» **To be done**
Everything in the listing except the pictures should be written out exactly.

» **Dataset extract**
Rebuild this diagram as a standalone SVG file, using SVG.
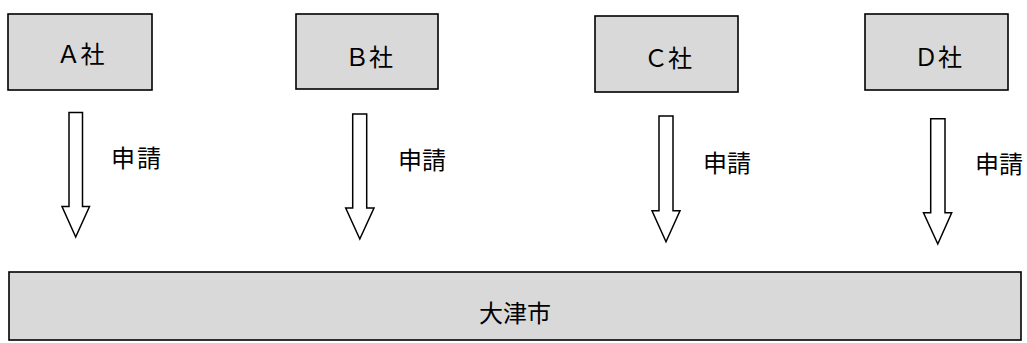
<svg xmlns="http://www.w3.org/2000/svg" width="1027" height="343" viewBox="0 0 1027 343">
<style>
.box{fill:#d9d9d9;stroke:#000;stroke-width:1.6}
.arr{fill:#fff;stroke:#000;stroke-width:1.5;stroke-linejoin:miter}
text{font-family:"Noto Sans CJK JP","Noto Sans CJK SC",sans-serif;font-size:24px;fill:#000}
.c{text-anchor:middle}
</style>
<rect width="1027" height="343" fill="#fff"/>
<g id="nodeA"><rect class="box" x="8" y="14" width="144" height="76"/><text class="c" x="80.5" y="62.5">Ａ社</text></g>
<g id="nodeB"><rect class="box" x="296" y="14" width="142" height="75"/><text class="c" x="369" y="65.5">Ｂ社</text></g>
<g id="nodeC"><rect class="box" x="595" y="16" width="143" height="76"/><text class="c" x="668" y="66.5">Ｃ社</text></g>
<g id="nodeD"><rect class="box" x="865" y="14" width="143" height="76"/><text class="c" x="938" y="65.5">Ｄ社</text></g>
<g id="nodeOtsu"><rect class="box" x="9" y="272" width="1012" height="68"/><text class="c" x="515" y="321.5">大津市</text></g>
<g id="connectors">
<path class="arr" d="M69,112.5 H82.5 V206.5 H89.5 L75.7,237 L62,206.5 H69 Z"/>
<path class="arr" d="M352.7,114 H366.7 V208 H374 L359.8,239 L345.7,208 H352.7 Z"/>
<path class="arr" d="M659,116 H673 V210.7 H680 L666,241.7 L652,210.7 H659 Z"/>
<path class="arr" d="M930.7,118.7 H945 V212.7 H951.7 L937.8,244 L923.5,212.7 H930.7 Z"/>
<text x="111" y="166.5" letter-spacing="2">申請</text>
<text x="398" y="169">申請</text>
<text x="703" y="171.5">申請</text>
<text x="975" y="172.5">申請</text>
</g>
</svg>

» **Task output**
Rebuild this diagram as a standalone SVG file, using SVG.
<svg xmlns="http://www.w3.org/2000/svg" width="1027" height="343" viewBox="0 0 1027 343">
<style>
.box{fill:#d9d9d9;stroke:#000;stroke-width:1.6}
.arr{fill:#fff;stroke:#000;stroke-width:1.5;stroke-linejoin:miter}
text{font-family:"Noto Sans CJK JP","Noto Sans CJK SC",sans-serif;font-size:24px;fill:#000}
.c{text-anchor:middle}
</style>
<rect width="1027" height="343" fill="#fff"/>
<g id="nodeA"><rect class="box" x="8" y="14" width="144" height="76"/><text class="c" x="80.5" y="62.5">Ａ社</text></g>
<g id="nodeB"><rect class="box" x="296" y="14" width="142" height="75"/><text class="c" x="369" y="65.5">Ｂ社</text></g>
<g id="nodeC"><rect class="box" x="595" y="16" width="143" height="76"/><text class="c" x="668" y="66.5">Ｃ社</text></g>
<g id="nodeD"><rect class="box" x="865" y="14" width="143" height="76"/><text class="c" x="938" y="65.5">Ｄ社</text></g>
<g id="nodeOtsu"><rect class="box" x="9" y="272" width="1012" height="68"/><text class="c" x="515" y="321.5">大津市</text></g>
<g id="connectors">
<path class="arr" d="M69,112.5 H82.5 V206.5 H89.5 L75.7,237 L62,206.5 H69 Z"/>
<path class="arr" d="M352.7,114 H366.7 V208 H374 L359.8,239 L345.7,208 H352.7 Z"/>
<path class="arr" d="M659,116 H673 V210.7 H680 L666,241.7 L652,210.7 H659 Z"/>
<path class="arr" d="M930.7,118.7 H945 V212.7 H951.7 L937.8,244 L923.5,212.7 H930.7 Z"/>
<text x="111" y="166.5" letter-spacing="2">申請</text>
<text x="398" y="169">申請</text>
<text x="703" y="171.5">申請</text>
<text x="975" y="172.5">申請</text>
</g>
</svg>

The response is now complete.